Work required » Drop every picture. Then return, exactly, the lines from the beginning of the listing below through the one containing "0.785, 0.755, 0.73]".

Data lines »
___

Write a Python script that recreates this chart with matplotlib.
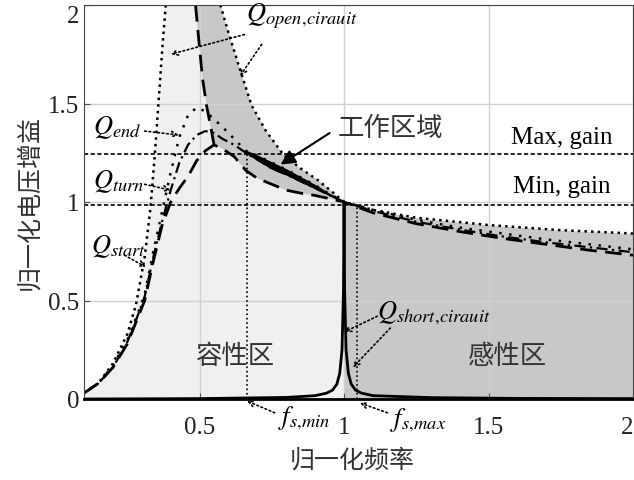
import matplotlib.pyplot as plt
import numpy as np

plt.rcParams['font.family'] = ['Liberation Serif', 'Noto Sans CJK SC']
plt.rcParams['mathtext.fontset'] = 'stix'

# open circuit curve (Q = 0), left and right branch
f_open_l = [0.10, 0.15, 0.20, 0.25, 0.28, 0.31, 0.33, 0.345, 0.36, 0.372, 0.383]
g_open_l = [0.03, 0.08, 0.18, 0.33, 0.48, 0.72, 0.97, 1.24, 1.55, 1.80, 2.00]
f_open_r = [0.572, 0.60, 0.634, 0.68, 0.73, 0.79, 0.85, 0.91, 0.96, 1.00, 1.10, 1.25, 1.50, 1.75, 2.00]
g_open_r = [2.00, 1.86, 1.70, 1.49, 1.36, 1.24, 1.17, 1.11, 1.05, 1.00, 0.96, 0.92, 0.883, 0.857, 0.84]

# Q_end / Q_turn / Q_start curves
f_q = [0.10, 0.15, 0.20, 0.25, 0.28, 0.31, 0.34, 0.37, 0.40, 0.43, 0.46, 0.49, 0.52, 0.55, 0.58, 0.62,
       0.66, 0.70, 0.75, 0.80, 0.85, 0.90, 0.95, 1.00, 1.10, 1.25, 1.40, 1.55, 1.70, 1.85, 2.00]
g_end = [0.03, 0.08, 0.17, 0.30, 0.41, 0.53, 0.75, 0.95, 1.15, 1.33, 1.44, 1.48, 1.46, 1.42, 1.38, 1.32,
         1.26, 1.235, 1.20, 1.165, 1.125, 1.085, 1.04, 1.00, 0.96, 0.91, 0.87, 0.84, 0.81, 0.785, 0.76]
g_turn = [0.03, 0.08, 0.16, 0.29, 0.40, 0.52, 0.72, 0.90, 1.06, 1.20, 1.29, 1.34, 1.36, 1.35, 1.32, 1.29,
          1.25, 1.215, 1.17, 1.14, 1.105, 1.07, 1.035, 1.00, 0.955, 0.90, 0.86, 0.825, 0.795, 0.77, 0.745]
g_start = [0.03, 0.08, 0.16, 0.28, 0.39, 0.50, 0.70, 0.88, 1.00, 1.07, 1.13, 1.21, 1.26, 1.29, 1.27, 1.23,
           1.16, 1.12, 1.09, 1.06, 1.045, 1.033, 1.017, 1.00, 0.945, 0.89, 0.85, 0.815, 0.785, 0.755, 0.73]

# steep left edge of the dark band
f_edge = [0.486, 0.50, 0.51, 0.524, 0.54, 0.55]
g_edge = [2.00, 1.78, 1.63, 1.49, 1.37, 1.29]

# short circuit curve
f_short = [0.10, 0.50, 0.80, 0.90, 0.94, 0.96, 0.975, 0.985, 0.993, 0.998, 1.0,
           1.002, 1.007, 1.015, 1.025, 1.04, 1.06, 1.10, 1.30, 1.60, 2.00]
g_short = [0.0, 0.002, 0.008, 0.017, 0.03, 0.045, 0.075, 0.13, 0.25, 0.55, 1.0,
           0.55, 0.25, 0.13, 0.075, 0.045, 0.03, 0.017, 0.007, 0.003, 0.002]

max_gain = 1.245
min_gain = 0.985
fs_min = 0.664
fs_max = 1.045

fig = plt.figure(figsize=(6.34, 4.81), dpi=100)
ax = fig.add_axes([84 / 634, 1 - 400 / 481, (633 - 84) / 634, 394 / 481])

# shaded areas
i1 = f_open_r.index(1.00)
light_x = f_open_l + f_open_r[:i1 + 1] + [1.0, 0.1]
light_y = g_open_l + g_open_r[:i1 + 1] + [0.0, 0.0]
ax.fill(light_x, light_y, color='#f0f0f0', zorder=0.1, lw=0)

j0 = f_q.index(0.58)
j1 = f_q.index(1.00)
band_x = f_edge + f_q[j0:j1 + 1] + f_open_r[:i1 + 1][::-1]
band_y = g_edge + g_start[j0:j1 + 1] + g_open_r[:i1 + 1][::-1]
ax.fill(band_x, band_y, color='#c8c8c8', zorder=0.2, lw=0)
ax.fill_between(f_open_r[i1:], 0, g_open_r[i1:], color='#c8c8c8', zorder=0.2, lw=0)

# working region wedge
w0 = f_q.index(0.66)
ax.fill_between(f_q[w0:j1 + 1], g_turn[w0:j1 + 1], g_end[w0:j1 + 1], color='k', zorder=3)

# curves
ax.plot(f_open_l, g_open_l, color='k', ls=':', lw=1.8)
ax.plot(f_open_r, g_open_r, color='k', ls=':', lw=1.8)
ax.plot(f_q, g_end, color='k', ls=(0, (1, 3)), lw=1.8)
ax.plot(f_q, g_turn, color='k', ls=(0, (5, 2, 1, 2)), lw=1.6)
ax.plot(f_q, g_start, color='k', ls=(0, (6, 3)), lw=2)
ax.plot(f_edge, g_edge, color='k', ls=(0, (6, 3)), lw=2)
ax.plot(f_short, g_short, color='k', lw=2, zorder=4)

ax.axhline(max_gain, color='k', ls=(0, (2.5, 1.5)), lw=1.2)
ax.axhline(min_gain, color='k', ls=(0, (2.5, 1.5)), lw=1.2)
ax.vlines(fs_min, 0, max_gain, color='k', ls=':', lw=1.2)
ax.vlines(fs_max, 0, min_gain, color='k', ls=':', lw=1.2)

ax.set_xlim(0.1, 2.0)
ax.set_ylim(0, 2.0)
ax.set_xticks([0.5, 1, 1.5, 2])
ax.set_xticklabels(['0.5', '1', '1.5', '2'])
ax.set_yticks([0, 0.5, 1, 1.5, 2])
ax.set_yticklabels(['0', '0.5', '1', '1.5', '2'])
ax.tick_params(direction='in', labelsize=18, length=4, color='#555555', labelcolor='#222222')
ax.tick_params(axis='x', pad=12)
ax.get_yticklabels()[-1].set_va('top')
ax.get_xticklabels()[-1].set_ha('right')
ax.grid(True, color='#d0d0d0', lw=1)
ax.set_axisbelow(True)
for s in ax.spines.values():
    s.set_color('#444444')
ax.spines['bottom'].set_color('k')
ax.spines['bottom'].set_linewidth(2)

cjk = ['Noto Sans CJK SC']
ax.set_xlabel('归一化频率', family=cjk, fontsize=18, color='#333333')
ax.xaxis.set_label_coords((352 - 84) / 549, -0.12)
ax.set_ylabel('归一化电压增益', family=cjk, fontsize=18, color='#333333', labelpad=4)

# labels and arrows
arr = dict(arrowstyle='->', ls=':', lw=1.2, color='k', shrinkA=0, shrinkB=0)
fs = 19
ax.text(0.66, 1.95, r'$Q_{open,\!cirauit}$', fontsize=fs, va='center')
ax.annotate('', xy=(0.40, 1.75), xytext=(0.655, 1.85), arrowprops=arr)
ax.annotate('', xy=(0.64, 1.64), xytext=(0.715, 1.80), arrowprops=arr)
ax.text(0.13, 1.38, r'$Q_{end}$', fontsize=fs, va='center')
ax.annotate('', xy=(0.428, 1.34), xytext=(0.31, 1.36), arrowprops=arr)
ax.text(0.13, 1.11, r'$Q_{turn}$', fontsize=fs, va='center')
ax.annotate('', xy=(0.40, 1.06), xytext=(0.31, 1.09), arrowprops=arr)
ax.text(0.125, 0.78, r'$Q_{start}$', fontsize=fs, va='center')
ax.annotate('', xy=(0.314, 0.67), xytext=(0.24, 0.73), arrowprops=arr)
ax.text(1.115, 0.44, r'$Q_{short,\!cirauit}$', fontsize=fs, va='center')
ax.annotate('', xy=(1.0, 0.34), xytext=(1.115, 0.42), arrowprops=arr)
ax.annotate('', xy=(1.03, 0.16), xytext=(1.16, 0.36), arrowprops=arr)
ax.text(0.77, -0.09, r'$f_{s,\!min}$', fontsize=fs, va='center', clip_on=False)
ax.annotate('', xy=(fs_min, -0.01), xytext=(0.76, -0.07), arrowprops=arr, annotation_clip=False)
ax.text(1.16, -0.10, r'$f_{s,\!max}$', fontsize=fs, va='center', clip_on=False)
ax.annotate('', xy=(fs_max + 0.01, -0.02), xytext=(1.15, -0.07), arrowprops=arr, annotation_clip=False)

ax.text(1.16, 1.38, '工作区域', family=cjk, fontsize=19, color='#333333', ha='center', va='center')
ax.annotate('', xy=(0.78, 1.19), xytext=(0.95, 1.35),
            arrowprops=dict(arrowstyle='-|>', lw=1.5, color='k', mutation_scale=22, shrinkA=0, shrinkB=0))
ax.text(1.755, 1.33, 'Max, gain', fontsize=18, ha='center', va='center')
ax.text(1.755, 1.08, 'Min, gain', fontsize=18, ha='center', va='center')
ax.text(0.62, 0.22, '容性区', family=cjk, fontsize=19, color='#333333', ha='center', va='center')
ax.text(1.566, 0.22, '感性区', family=cjk, fontsize=19, color='#333333', ha='center', va='center')

fig.savefig('out.png', dpi=100)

___

Answer for the task »
Write a Python script that recreates this chart with matplotlib.
import matplotlib.pyplot as plt
import numpy as np

plt.rcParams['font.family'] = ['Liberation Serif', 'Noto Sans CJK SC']
plt.rcParams['mathtext.fontset'] = 'stix'

# open circuit curve (Q = 0), left and right branch
f_open_l = [0.10, 0.15, 0.20, 0.25, 0.28, 0.31, 0.33, 0.345, 0.36, 0.372, 0.383]
g_open_l = [0.03, 0.08, 0.18, 0.33, 0.48, 0.72, 0.97, 1.24, 1.55, 1.80, 2.00]
f_open_r = [0.572, 0.60, 0.634, 0.68, 0.73, 0.79, 0.85, 0.91, 0.96, 1.00, 1.10, 1.25, 1.50, 1.75, 2.00]
g_open_r = [2.00, 1.86, 1.70, 1.49, 1.36, 1.24, 1.17, 1.11, 1.05, 1.00, 0.96, 0.92, 0.883, 0.857, 0.84]

# Q_end / Q_turn / Q_start curves
f_q = [0.10, 0.15, 0.20, 0.25, 0.28, 0.31, 0.34, 0.37, 0.40, 0.43, 0.46, 0.49, 0.52, 0.55, 0.58, 0.62,
       0.66, 0.70, 0.75, 0.80, 0.85, 0.90, 0.95, 1.00, 1.10, 1.25, 1.40, 1.55, 1.70, 1.85, 2.00]
g_end = [0.03, 0.08, 0.17, 0.30, 0.41, 0.53, 0.75, 0.95, 1.15, 1.33, 1.44, 1.48, 1.46, 1.42, 1.38, 1.32,
         1.26, 1.235, 1.20, 1.165, 1.125, 1.085, 1.04, 1.00, 0.96, 0.91, 0.87, 0.84, 0.81, 0.785, 0.76]
g_turn = [0.03, 0.08, 0.16, 0.29, 0.40, 0.52, 0.72, 0.90, 1.06, 1.20, 1.29, 1.34, 1.36, 1.35, 1.32, 1.29,
          1.25, 1.215, 1.17, 1.14, 1.105, 1.07, 1.035, 1.00, 0.955, 0.90, 0.86, 0.825, 0.795, 0.77, 0.745]
g_start = [0.03, 0.08, 0.16, 0.28, 0.39, 0.50, 0.70, 0.88, 1.00, 1.07, 1.13, 1.21, 1.26, 1.29, 1.27, 1.23,
           1.16, 1.12, 1.09, 1.06, 1.045, 1.033, 1.017, 1.00, 0.945, 0.89, 0.85, 0.815, 0.785, 0.755, 0.73]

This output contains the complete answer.